-- Start of Dataset entries --
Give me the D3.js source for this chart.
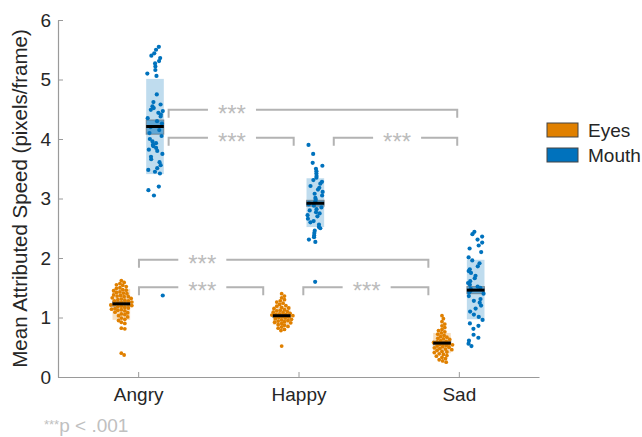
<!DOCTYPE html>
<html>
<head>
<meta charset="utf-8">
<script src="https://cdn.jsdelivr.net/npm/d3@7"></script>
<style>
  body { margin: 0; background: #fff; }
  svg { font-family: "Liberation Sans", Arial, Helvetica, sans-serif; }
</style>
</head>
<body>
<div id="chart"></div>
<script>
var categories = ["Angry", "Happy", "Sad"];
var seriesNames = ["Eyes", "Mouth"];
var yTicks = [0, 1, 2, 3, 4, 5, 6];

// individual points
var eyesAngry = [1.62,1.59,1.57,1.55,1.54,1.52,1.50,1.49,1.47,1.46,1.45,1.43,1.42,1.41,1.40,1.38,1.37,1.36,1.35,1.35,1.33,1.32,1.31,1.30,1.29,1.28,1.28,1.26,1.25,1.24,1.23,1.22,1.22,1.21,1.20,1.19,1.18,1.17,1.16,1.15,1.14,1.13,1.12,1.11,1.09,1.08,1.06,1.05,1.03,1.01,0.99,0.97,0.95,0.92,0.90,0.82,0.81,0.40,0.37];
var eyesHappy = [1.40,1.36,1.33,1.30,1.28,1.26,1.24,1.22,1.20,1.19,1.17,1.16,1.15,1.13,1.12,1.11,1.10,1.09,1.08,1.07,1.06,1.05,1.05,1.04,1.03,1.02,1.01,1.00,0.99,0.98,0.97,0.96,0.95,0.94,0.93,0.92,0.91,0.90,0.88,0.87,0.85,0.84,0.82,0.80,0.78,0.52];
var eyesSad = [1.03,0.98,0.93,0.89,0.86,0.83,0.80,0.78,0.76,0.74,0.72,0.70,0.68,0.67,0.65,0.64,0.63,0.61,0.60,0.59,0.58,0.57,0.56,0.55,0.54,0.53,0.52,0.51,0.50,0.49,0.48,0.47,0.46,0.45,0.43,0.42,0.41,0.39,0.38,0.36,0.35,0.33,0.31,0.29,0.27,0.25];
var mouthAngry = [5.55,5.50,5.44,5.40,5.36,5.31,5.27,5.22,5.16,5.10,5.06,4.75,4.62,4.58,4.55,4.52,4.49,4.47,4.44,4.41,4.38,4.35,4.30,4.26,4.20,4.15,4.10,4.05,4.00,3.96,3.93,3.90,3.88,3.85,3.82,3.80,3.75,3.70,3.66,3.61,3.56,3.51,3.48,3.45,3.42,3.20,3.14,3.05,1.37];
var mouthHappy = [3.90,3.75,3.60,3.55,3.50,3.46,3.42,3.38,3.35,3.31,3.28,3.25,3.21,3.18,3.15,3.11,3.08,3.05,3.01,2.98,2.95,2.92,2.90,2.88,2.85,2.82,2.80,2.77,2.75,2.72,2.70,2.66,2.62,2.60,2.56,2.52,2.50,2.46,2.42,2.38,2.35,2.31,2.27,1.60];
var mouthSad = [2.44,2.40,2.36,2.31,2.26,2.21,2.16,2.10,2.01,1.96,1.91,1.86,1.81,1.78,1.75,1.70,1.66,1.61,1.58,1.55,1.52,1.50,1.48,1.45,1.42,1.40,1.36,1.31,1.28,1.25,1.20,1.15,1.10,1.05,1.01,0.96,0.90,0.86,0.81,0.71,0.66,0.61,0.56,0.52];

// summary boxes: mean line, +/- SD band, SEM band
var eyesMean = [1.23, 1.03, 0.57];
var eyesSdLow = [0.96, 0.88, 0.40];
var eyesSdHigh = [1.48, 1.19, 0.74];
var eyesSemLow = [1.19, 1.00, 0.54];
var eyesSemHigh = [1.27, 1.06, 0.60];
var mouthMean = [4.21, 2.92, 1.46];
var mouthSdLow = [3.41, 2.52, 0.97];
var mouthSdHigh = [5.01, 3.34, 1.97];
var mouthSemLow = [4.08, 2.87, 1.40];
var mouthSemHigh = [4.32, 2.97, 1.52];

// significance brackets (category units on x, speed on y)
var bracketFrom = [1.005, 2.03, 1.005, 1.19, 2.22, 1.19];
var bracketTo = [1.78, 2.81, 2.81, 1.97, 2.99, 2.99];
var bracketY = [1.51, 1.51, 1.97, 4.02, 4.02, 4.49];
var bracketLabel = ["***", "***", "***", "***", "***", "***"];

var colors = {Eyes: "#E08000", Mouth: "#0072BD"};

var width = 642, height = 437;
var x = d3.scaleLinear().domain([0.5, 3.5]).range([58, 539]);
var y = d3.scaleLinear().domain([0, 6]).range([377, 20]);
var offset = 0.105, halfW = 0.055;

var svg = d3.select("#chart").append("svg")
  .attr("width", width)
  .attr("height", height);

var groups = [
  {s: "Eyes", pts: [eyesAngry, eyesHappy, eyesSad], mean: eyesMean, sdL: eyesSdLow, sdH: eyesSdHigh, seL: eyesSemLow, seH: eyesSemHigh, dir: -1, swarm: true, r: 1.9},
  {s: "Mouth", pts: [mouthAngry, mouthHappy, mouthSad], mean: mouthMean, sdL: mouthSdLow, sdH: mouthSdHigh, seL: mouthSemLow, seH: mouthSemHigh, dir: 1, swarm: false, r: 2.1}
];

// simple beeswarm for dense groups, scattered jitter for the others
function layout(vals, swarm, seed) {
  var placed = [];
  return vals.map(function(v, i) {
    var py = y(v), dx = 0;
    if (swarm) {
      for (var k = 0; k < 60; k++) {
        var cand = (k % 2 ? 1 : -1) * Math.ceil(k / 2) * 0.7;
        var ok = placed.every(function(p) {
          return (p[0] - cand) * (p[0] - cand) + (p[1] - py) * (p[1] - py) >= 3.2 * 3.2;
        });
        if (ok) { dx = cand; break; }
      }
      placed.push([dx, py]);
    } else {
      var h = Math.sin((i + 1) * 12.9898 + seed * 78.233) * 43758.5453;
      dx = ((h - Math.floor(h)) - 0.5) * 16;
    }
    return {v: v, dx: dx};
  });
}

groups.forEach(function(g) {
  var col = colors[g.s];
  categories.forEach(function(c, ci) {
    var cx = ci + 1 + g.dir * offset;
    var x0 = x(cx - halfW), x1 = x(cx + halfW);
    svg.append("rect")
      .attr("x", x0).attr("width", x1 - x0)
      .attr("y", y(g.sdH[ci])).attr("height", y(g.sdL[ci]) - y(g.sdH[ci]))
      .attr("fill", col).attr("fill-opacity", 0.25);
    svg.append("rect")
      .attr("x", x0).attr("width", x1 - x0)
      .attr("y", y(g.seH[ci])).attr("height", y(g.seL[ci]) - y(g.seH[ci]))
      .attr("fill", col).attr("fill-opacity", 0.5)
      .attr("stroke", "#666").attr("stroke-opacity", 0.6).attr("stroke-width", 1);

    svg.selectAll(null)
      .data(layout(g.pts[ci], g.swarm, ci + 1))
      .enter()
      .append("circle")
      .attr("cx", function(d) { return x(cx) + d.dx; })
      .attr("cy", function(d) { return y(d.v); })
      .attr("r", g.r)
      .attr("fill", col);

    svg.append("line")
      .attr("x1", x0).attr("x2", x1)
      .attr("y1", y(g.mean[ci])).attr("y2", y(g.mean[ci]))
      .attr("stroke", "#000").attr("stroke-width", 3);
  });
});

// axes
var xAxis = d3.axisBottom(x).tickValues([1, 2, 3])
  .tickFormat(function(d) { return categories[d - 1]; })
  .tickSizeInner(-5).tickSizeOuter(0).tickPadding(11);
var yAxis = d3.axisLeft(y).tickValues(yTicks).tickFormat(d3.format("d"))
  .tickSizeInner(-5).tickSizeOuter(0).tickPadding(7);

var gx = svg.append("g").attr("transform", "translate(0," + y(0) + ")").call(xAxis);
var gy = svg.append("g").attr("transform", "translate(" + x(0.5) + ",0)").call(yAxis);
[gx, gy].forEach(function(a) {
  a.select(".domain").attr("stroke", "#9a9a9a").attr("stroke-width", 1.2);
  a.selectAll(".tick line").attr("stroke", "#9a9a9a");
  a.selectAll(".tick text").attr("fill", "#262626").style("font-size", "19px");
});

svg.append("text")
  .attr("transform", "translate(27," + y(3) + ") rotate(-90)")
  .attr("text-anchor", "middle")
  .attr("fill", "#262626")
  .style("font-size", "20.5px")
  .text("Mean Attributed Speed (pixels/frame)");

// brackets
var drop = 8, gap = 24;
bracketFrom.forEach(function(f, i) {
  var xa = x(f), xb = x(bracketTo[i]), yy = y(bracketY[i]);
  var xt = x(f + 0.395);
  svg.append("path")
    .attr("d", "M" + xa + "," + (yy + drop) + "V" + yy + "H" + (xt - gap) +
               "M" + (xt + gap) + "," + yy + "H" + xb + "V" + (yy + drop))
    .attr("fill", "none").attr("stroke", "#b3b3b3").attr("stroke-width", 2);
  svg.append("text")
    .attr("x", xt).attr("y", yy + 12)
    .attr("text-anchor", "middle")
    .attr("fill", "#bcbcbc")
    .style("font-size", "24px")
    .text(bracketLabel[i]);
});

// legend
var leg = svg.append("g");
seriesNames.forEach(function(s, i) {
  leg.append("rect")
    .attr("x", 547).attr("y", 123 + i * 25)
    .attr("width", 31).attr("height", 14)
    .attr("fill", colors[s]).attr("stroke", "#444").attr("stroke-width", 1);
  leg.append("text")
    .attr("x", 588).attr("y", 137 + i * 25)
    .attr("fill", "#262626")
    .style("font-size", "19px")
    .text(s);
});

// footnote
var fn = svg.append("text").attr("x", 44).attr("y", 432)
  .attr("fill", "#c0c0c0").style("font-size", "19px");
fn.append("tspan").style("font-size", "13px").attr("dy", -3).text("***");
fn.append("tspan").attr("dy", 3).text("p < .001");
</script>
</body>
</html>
-- End of Dataset entries --
-- Start of Dataset entries --
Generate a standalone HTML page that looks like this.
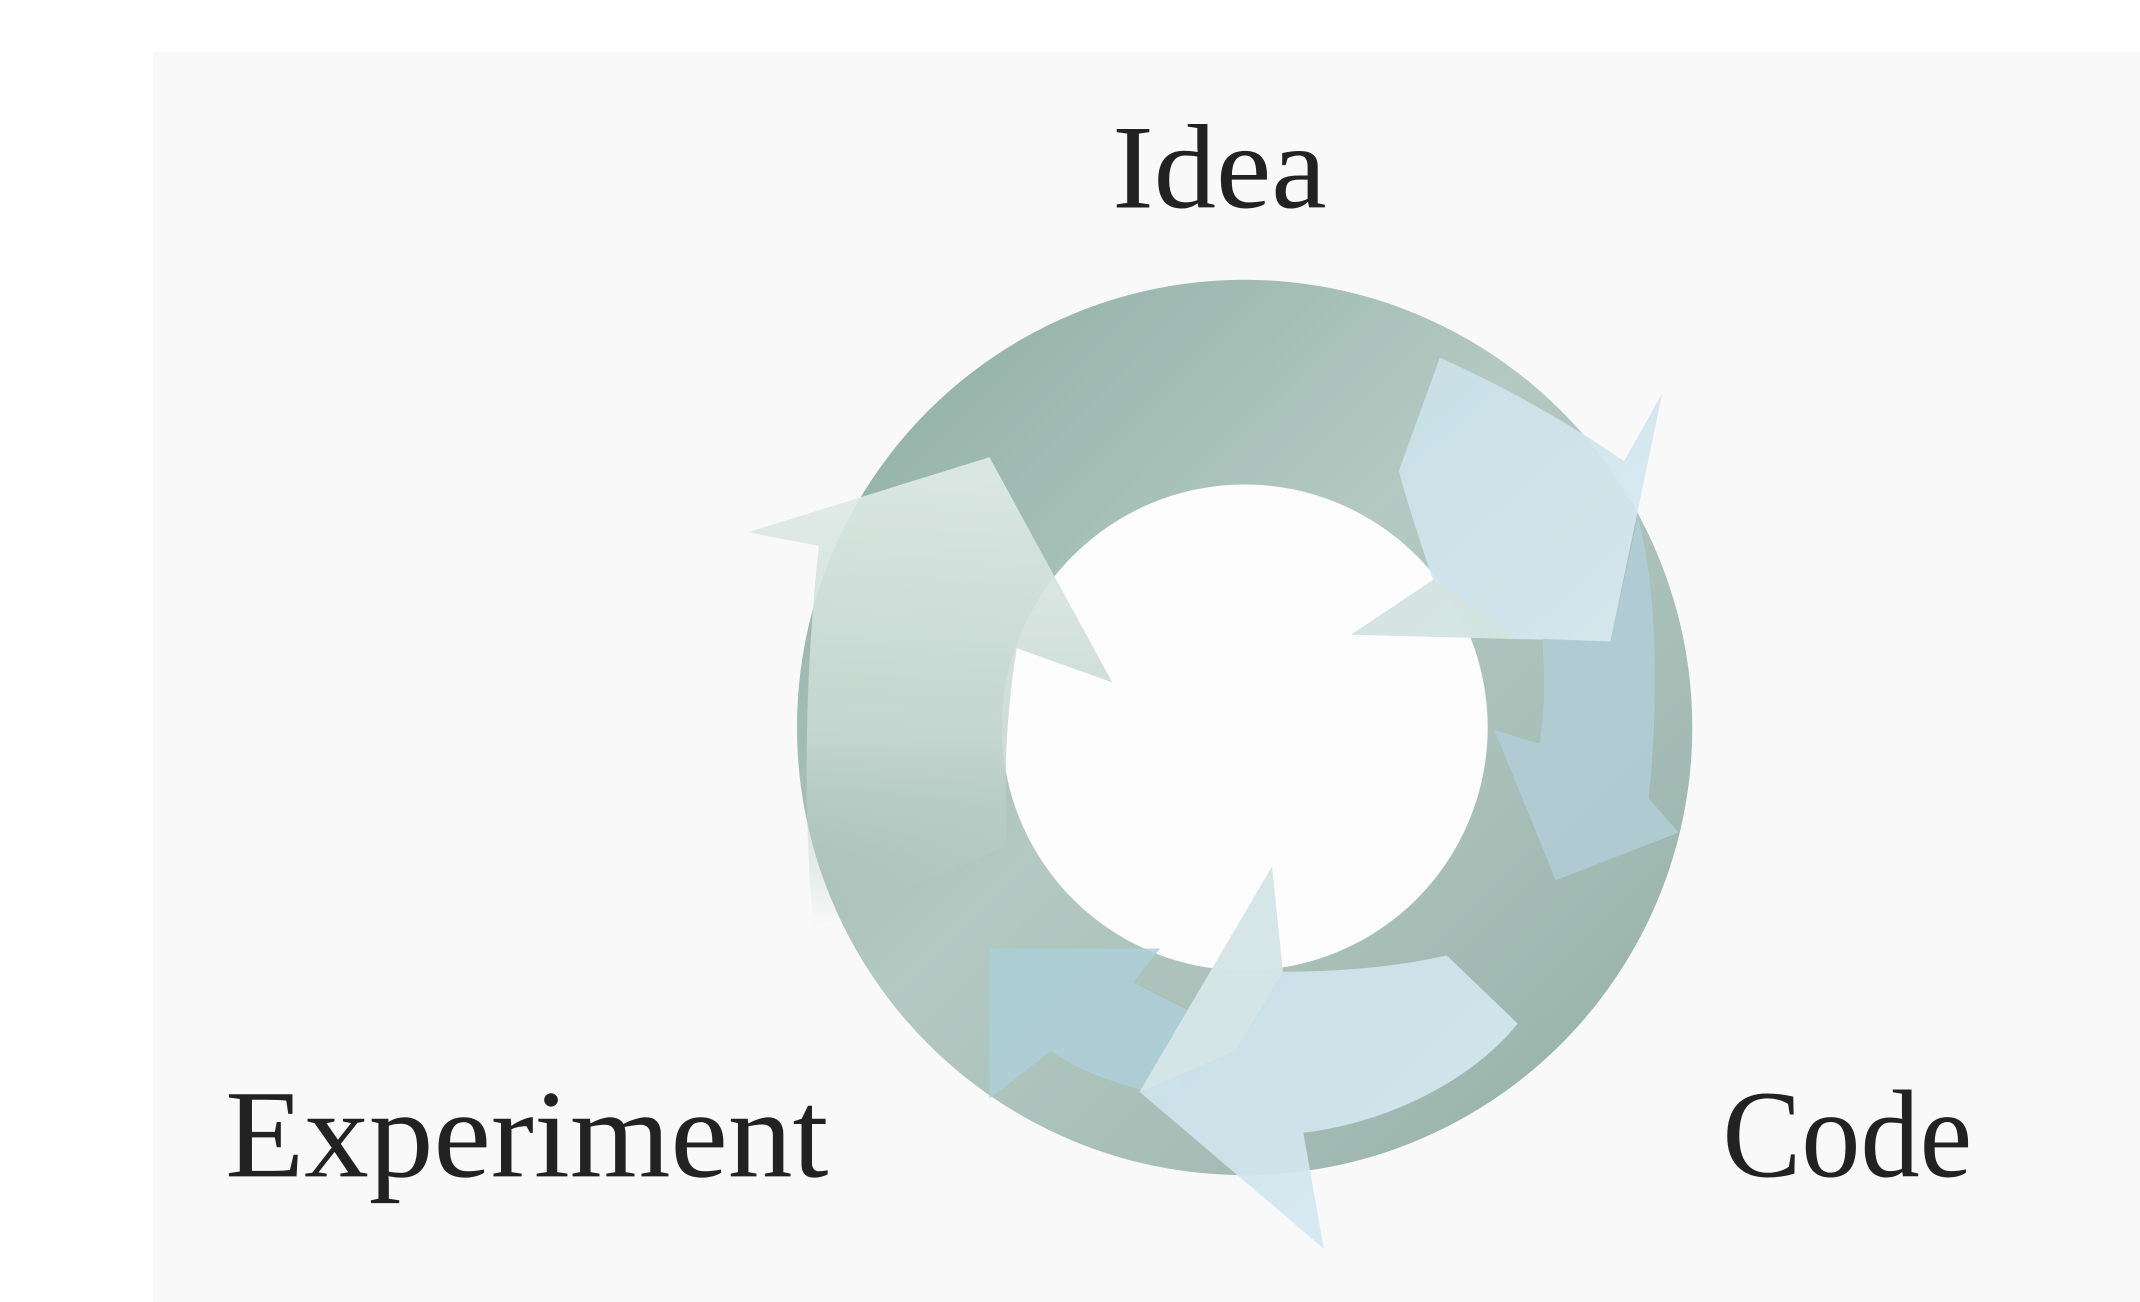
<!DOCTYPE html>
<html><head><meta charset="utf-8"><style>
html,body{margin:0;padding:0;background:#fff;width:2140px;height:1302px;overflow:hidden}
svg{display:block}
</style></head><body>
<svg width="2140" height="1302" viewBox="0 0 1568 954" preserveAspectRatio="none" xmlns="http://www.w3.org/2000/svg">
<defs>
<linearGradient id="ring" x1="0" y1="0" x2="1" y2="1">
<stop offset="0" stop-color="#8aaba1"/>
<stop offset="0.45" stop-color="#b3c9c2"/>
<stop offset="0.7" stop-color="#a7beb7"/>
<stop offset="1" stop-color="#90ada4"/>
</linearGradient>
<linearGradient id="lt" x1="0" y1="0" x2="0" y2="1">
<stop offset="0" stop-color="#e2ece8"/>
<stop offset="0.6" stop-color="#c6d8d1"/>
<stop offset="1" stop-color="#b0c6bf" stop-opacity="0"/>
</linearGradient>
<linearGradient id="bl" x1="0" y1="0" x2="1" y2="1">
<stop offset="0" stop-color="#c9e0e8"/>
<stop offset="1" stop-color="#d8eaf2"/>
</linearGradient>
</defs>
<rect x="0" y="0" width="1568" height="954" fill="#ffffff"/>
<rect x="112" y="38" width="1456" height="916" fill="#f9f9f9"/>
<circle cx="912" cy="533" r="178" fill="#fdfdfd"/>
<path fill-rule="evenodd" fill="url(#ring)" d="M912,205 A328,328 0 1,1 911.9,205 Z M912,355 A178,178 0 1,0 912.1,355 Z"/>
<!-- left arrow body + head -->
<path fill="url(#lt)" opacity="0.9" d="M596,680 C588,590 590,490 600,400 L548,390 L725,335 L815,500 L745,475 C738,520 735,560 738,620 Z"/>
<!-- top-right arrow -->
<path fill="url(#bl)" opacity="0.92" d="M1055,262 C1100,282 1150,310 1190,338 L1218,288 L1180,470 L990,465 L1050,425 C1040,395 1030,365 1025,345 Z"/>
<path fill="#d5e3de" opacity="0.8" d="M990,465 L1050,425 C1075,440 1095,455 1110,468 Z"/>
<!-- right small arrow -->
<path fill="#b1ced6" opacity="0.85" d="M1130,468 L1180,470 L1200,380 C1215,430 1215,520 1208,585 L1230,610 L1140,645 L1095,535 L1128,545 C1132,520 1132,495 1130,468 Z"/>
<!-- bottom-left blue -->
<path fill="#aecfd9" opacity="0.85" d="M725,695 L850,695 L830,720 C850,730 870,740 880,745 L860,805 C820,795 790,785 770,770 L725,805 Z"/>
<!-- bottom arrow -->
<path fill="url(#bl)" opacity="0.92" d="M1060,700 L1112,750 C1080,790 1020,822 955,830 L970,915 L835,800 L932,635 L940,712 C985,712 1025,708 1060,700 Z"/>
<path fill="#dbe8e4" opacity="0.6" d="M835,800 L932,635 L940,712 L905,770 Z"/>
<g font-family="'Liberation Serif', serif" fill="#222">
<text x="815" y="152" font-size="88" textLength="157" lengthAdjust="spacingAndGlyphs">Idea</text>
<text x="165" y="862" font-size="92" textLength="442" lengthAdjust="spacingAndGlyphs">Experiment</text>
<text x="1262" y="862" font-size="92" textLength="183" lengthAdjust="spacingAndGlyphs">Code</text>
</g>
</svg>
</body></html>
-- End of Dataset entries --
What is being asked: Leaving out the pictures, extract the stretch from the line holding "Give me the D3.js source for this chart." through the line holding "var yTicks = [0, 1, 2, 3, 4, 5, 6];", word for word.

Solution to this problem:
Give me the D3.js source for this chart.
<!DOCTYPE html>
<html>
<head>
<meta charset="utf-8">
<script src="https://cdn.jsdelivr.net/npm/d3@7"></script>
<style>
  body { margin: 0; background: #fff; }
  svg { font-family: "Liberation Sans", Arial, Helvetica, sans-serif; }
</style>
</head>
<body>
<div id="chart"></div>
<script>
var categories = ["Angry", "Happy", "Sad"];
var seriesNames = ["Eyes", "Mouth"];
var yTicks = [0, 1, 2, 3, 4, 5, 6];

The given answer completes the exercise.